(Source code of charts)
··········
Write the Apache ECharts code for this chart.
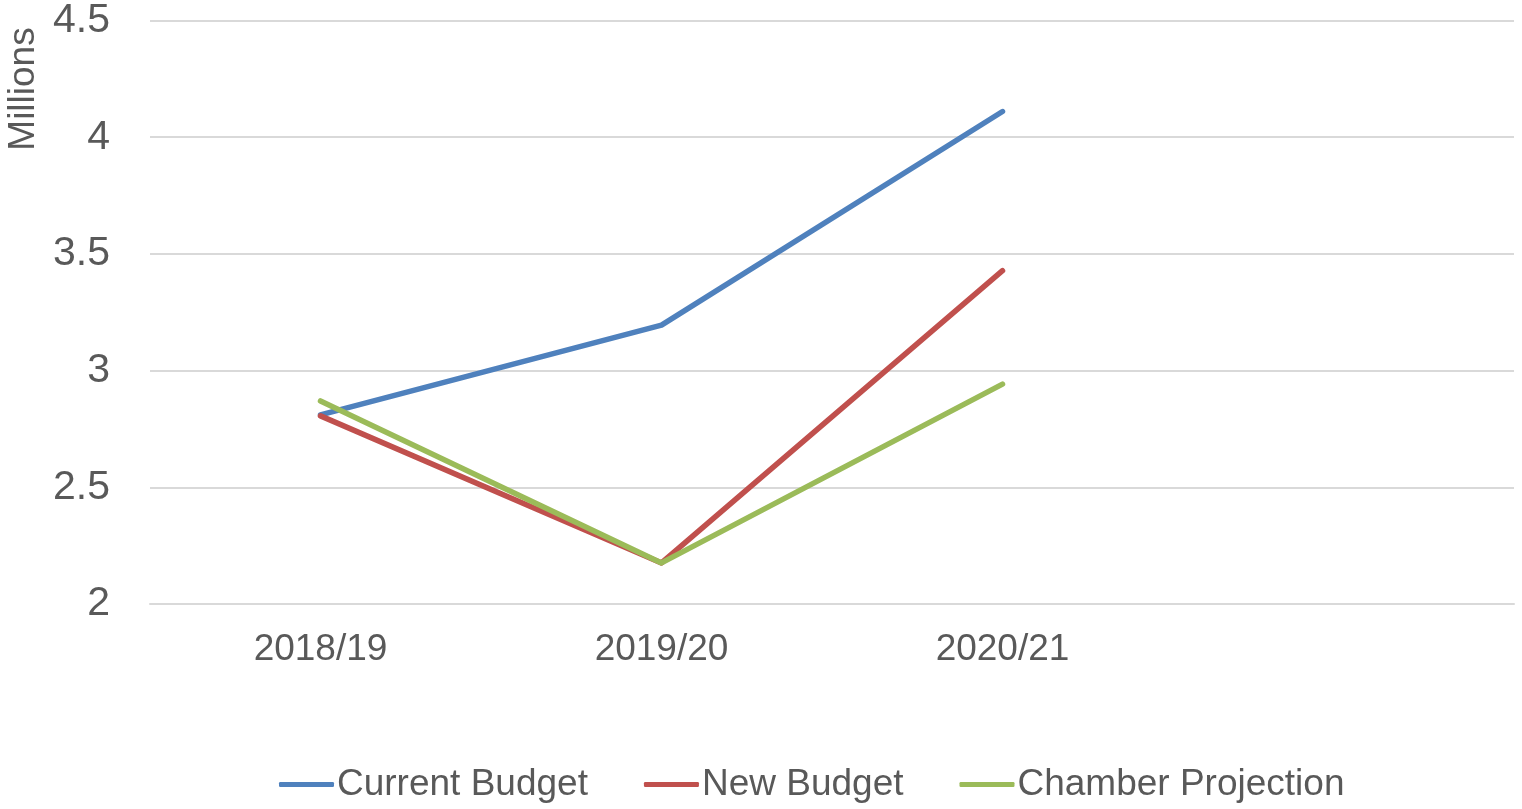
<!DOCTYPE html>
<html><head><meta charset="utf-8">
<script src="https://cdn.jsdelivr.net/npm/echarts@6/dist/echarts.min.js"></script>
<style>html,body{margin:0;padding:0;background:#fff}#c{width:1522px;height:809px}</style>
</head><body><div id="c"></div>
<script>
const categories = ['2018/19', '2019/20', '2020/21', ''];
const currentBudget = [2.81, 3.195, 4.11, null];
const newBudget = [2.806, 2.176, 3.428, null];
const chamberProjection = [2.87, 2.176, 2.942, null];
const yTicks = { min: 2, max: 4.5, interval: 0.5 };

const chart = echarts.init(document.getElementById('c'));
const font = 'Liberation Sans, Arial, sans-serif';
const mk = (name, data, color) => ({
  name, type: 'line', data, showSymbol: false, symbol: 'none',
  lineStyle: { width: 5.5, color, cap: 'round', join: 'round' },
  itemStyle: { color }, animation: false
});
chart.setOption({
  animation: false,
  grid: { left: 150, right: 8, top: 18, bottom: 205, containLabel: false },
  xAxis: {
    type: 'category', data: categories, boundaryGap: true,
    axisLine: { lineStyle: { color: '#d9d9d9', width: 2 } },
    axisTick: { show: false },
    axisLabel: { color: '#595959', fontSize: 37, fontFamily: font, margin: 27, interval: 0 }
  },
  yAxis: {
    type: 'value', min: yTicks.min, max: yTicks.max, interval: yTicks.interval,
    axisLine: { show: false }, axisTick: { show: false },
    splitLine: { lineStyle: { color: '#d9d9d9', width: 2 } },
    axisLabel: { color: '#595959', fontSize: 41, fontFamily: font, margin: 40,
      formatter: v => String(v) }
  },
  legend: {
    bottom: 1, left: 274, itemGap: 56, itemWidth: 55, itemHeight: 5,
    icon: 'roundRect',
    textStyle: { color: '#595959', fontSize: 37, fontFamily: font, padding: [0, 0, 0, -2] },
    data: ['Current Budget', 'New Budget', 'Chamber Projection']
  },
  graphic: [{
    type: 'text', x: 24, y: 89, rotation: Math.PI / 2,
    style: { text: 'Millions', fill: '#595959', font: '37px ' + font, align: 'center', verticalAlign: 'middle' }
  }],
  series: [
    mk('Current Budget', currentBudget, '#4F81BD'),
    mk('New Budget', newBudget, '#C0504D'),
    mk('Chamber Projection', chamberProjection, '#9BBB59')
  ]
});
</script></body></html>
··········
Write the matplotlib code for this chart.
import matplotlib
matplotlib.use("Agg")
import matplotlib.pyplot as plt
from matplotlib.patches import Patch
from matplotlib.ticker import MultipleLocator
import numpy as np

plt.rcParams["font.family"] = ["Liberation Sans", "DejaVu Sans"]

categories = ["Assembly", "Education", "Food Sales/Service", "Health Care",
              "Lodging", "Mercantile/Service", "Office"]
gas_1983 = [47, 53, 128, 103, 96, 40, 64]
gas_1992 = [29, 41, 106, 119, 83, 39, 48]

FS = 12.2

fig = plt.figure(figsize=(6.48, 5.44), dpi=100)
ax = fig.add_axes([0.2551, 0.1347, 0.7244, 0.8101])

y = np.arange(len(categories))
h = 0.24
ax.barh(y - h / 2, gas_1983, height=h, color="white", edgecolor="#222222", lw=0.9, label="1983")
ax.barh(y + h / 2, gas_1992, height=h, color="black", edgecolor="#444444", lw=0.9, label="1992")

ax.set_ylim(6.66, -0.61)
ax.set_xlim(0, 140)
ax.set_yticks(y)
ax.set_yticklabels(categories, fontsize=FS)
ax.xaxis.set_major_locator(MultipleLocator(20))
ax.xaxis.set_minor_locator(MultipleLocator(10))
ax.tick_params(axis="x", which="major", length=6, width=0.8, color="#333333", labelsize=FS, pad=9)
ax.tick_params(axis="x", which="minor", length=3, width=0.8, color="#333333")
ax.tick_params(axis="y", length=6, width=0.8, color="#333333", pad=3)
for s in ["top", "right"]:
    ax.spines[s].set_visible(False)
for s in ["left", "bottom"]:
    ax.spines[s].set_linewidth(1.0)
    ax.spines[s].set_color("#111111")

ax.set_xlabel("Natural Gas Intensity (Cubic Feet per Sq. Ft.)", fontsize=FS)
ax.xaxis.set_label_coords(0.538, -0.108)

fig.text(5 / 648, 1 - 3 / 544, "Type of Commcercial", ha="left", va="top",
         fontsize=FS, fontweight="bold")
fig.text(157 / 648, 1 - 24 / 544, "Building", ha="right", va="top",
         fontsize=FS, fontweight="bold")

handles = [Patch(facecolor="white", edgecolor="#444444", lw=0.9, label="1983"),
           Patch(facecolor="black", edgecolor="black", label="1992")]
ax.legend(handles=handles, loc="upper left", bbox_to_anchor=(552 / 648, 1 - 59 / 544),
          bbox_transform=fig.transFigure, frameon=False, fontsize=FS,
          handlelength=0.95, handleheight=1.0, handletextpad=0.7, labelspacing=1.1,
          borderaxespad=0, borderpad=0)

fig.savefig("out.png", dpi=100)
··········
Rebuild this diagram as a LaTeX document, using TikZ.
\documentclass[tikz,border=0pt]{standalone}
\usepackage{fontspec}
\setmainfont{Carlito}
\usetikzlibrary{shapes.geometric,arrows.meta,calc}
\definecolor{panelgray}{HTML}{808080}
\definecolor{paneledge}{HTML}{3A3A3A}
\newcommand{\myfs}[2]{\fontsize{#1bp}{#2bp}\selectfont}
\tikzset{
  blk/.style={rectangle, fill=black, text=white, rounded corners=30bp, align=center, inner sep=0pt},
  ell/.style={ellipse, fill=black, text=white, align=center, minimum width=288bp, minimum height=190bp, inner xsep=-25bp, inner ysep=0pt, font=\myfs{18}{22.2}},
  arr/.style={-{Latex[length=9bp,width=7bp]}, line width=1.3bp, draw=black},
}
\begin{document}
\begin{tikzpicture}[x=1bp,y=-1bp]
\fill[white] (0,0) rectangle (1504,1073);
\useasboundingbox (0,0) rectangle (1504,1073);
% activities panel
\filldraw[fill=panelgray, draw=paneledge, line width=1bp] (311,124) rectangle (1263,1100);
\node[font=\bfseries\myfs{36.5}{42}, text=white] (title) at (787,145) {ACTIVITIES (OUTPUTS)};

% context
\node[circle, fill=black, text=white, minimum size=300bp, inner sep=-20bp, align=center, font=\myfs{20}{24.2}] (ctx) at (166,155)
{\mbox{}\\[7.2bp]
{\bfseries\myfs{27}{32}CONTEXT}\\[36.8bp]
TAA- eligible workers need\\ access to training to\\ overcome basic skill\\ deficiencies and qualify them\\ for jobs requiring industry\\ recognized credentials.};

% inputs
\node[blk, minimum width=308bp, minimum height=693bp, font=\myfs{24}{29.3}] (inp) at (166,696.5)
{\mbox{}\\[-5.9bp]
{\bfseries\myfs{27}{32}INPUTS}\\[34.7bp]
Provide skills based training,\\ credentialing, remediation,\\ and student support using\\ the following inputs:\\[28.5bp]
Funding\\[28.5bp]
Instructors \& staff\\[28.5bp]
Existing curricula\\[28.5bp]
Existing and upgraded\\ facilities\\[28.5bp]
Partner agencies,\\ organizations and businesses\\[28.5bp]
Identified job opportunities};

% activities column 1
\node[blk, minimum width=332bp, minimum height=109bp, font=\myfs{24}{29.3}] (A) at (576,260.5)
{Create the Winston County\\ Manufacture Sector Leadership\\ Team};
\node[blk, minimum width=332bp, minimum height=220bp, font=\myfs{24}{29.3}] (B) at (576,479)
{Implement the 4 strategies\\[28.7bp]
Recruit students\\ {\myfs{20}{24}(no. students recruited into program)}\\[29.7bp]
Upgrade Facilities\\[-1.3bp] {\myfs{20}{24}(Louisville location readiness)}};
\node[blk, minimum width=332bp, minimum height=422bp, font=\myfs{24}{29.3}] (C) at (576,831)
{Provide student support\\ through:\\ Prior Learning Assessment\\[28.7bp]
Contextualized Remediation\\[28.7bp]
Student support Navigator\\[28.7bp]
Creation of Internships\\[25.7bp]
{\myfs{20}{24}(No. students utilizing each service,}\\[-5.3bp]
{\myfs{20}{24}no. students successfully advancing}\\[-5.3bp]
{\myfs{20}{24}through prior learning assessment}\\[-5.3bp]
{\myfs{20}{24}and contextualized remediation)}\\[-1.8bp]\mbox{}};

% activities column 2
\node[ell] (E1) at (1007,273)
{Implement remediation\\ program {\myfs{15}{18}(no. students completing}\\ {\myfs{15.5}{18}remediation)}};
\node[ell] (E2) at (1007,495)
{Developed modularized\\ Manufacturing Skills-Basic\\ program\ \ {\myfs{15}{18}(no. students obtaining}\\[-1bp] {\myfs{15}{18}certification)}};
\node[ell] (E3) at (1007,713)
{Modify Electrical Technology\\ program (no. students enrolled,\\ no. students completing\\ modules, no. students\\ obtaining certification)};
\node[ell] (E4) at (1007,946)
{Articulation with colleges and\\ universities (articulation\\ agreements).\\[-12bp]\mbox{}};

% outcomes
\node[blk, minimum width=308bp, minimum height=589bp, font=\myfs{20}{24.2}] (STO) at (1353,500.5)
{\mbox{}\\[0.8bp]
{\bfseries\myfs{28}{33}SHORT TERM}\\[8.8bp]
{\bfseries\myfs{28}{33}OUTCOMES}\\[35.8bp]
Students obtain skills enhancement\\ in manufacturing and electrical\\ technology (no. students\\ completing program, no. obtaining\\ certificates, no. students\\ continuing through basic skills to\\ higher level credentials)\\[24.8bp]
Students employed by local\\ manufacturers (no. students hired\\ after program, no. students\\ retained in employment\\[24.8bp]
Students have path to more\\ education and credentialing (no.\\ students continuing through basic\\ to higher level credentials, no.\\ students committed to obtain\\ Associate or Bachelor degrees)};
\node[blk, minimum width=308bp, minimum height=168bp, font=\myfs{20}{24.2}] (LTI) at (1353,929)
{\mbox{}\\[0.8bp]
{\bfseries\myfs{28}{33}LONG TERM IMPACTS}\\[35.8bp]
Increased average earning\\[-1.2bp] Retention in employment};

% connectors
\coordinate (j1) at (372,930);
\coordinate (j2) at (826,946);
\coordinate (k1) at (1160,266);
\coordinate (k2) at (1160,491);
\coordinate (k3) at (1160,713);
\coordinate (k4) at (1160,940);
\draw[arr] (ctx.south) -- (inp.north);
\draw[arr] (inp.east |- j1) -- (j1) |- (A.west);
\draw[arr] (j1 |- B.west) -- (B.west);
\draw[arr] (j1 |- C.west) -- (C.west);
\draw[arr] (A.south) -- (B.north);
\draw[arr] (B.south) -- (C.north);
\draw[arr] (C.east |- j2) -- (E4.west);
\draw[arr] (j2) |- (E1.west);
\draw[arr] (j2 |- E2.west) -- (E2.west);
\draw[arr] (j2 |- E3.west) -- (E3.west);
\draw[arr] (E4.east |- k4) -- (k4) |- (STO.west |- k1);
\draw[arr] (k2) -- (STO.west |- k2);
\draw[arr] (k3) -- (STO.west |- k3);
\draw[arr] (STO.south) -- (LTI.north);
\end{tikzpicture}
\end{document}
··········
● **Exercise objective**: Copy out every line of the data that includes "this".

● **Output of the exercise**:
Write the Apache ECharts code for this chart.
Write the matplotlib code for this chart.
Rebuild this diagram as a LaTeX document, using TikZ.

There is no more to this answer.